• Collected data:
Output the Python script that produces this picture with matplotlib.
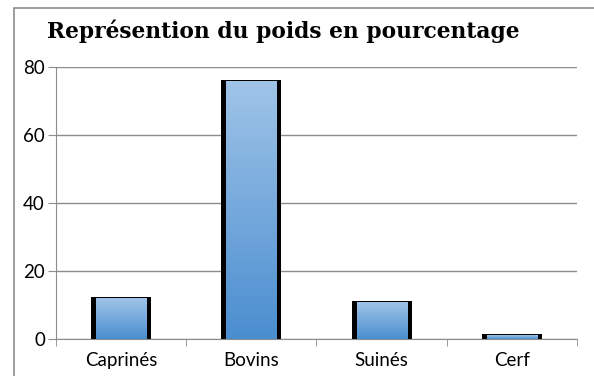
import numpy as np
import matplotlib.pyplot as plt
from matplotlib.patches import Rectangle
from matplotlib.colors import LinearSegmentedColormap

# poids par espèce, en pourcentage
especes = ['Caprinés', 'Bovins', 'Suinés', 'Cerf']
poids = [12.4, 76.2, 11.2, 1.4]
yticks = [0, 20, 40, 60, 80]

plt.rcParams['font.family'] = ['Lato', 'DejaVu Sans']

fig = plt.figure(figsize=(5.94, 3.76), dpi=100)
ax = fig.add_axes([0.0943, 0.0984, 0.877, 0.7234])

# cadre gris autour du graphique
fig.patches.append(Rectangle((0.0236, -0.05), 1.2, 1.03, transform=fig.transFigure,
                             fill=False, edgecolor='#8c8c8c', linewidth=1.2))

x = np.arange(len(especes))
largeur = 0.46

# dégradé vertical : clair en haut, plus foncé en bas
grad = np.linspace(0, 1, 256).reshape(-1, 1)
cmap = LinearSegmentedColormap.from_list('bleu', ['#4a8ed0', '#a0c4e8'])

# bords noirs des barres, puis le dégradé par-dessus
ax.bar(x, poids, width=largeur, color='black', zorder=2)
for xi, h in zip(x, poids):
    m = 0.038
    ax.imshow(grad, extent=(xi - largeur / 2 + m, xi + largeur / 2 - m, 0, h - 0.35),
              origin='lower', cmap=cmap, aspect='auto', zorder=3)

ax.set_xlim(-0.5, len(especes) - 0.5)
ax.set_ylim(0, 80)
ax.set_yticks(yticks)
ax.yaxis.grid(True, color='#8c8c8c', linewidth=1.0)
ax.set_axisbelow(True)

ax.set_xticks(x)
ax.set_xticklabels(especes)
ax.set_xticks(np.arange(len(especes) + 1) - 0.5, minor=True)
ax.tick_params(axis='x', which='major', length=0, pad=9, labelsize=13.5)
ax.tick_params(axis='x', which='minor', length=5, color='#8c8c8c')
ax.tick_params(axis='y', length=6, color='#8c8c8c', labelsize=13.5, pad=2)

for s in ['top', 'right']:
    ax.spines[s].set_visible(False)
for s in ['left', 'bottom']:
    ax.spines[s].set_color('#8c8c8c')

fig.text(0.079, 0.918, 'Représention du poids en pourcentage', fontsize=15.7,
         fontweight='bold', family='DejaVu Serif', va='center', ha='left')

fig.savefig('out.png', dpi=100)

• To be done: Output each line exactly; omit every picture.

• Answer to this exercise:
Output the Python script that produces this picture with matplotlib.
import numpy as np
import matplotlib.pyplot as plt
from matplotlib.patches import Rectangle
from matplotlib.colors import LinearSegmentedColormap

# poids par espèce, en pourcentage
especes = ['Caprinés', 'Bovins', 'Suinés', 'Cerf']
poids = [12.4, 76.2, 11.2, 1.4]
yticks = [0, 20, 40, 60, 80]

plt.rcParams['font.family'] = ['Lato', 'DejaVu Sans']

fig = plt.figure(figsize=(5.94, 3.76), dpi=100)
ax = fig.add_axes([0.0943, 0.0984, 0.877, 0.7234])

# cadre gris autour du graphique
fig.patches.append(Rectangle((0.0236, -0.05), 1.2, 1.03, transform=fig.transFigure,
                             fill=False, edgecolor='#8c8c8c', linewidth=1.2))

x = np.arange(len(especes))
largeur = 0.46

# dégradé vertical : clair en haut, plus foncé en bas
grad = np.linspace(0, 1, 256).reshape(-1, 1)
cmap = LinearSegmentedColormap.from_list('bleu', ['#4a8ed0', '#a0c4e8'])

# bords noirs des barres, puis le dégradé par-dessus
ax.bar(x, poids, width=largeur, color='black', zorder=2)
for xi, h in zip(x, poids):
    m = 0.038
    ax.imshow(grad, extent=(xi - largeur / 2 + m, xi + largeur / 2 - m, 0, h - 0.35),
              origin='lower', cmap=cmap, aspect='auto', zorder=3)

ax.set_xlim(-0.5, len(especes) - 0.5)
ax.set_ylim(0, 80)
ax.set_yticks(yticks)
ax.yaxis.grid(True, color='#8c8c8c', linewidth=1.0)
ax.set_axisbelow(True)

ax.set_xticks(x)
ax.set_xticklabels(especes)
ax.set_xticks(np.arange(len(especes) + 1) - 0.5, minor=True)
ax.tick_params(axis='x', which='major', length=0, pad=9, labelsize=13.5)
ax.tick_params(axis='x', which='minor', length=5, color='#8c8c8c')
ax.tick_params(axis='y', length=6, color='#8c8c8c', labelsize=13.5, pad=2)

for s in ['top', 'right']:
    ax.spines[s].set_visible(False)
for s in ['left', 'bottom']:
    ax.spines[s].set_color('#8c8c8c')

fig.text(0.079, 0.918, 'Représention du poids en pourcentage', fontsize=15.7,
         fontweight='bold', family='DejaVu Serif', va='center', ha='left')

fig.savefig('out.png', dpi=100)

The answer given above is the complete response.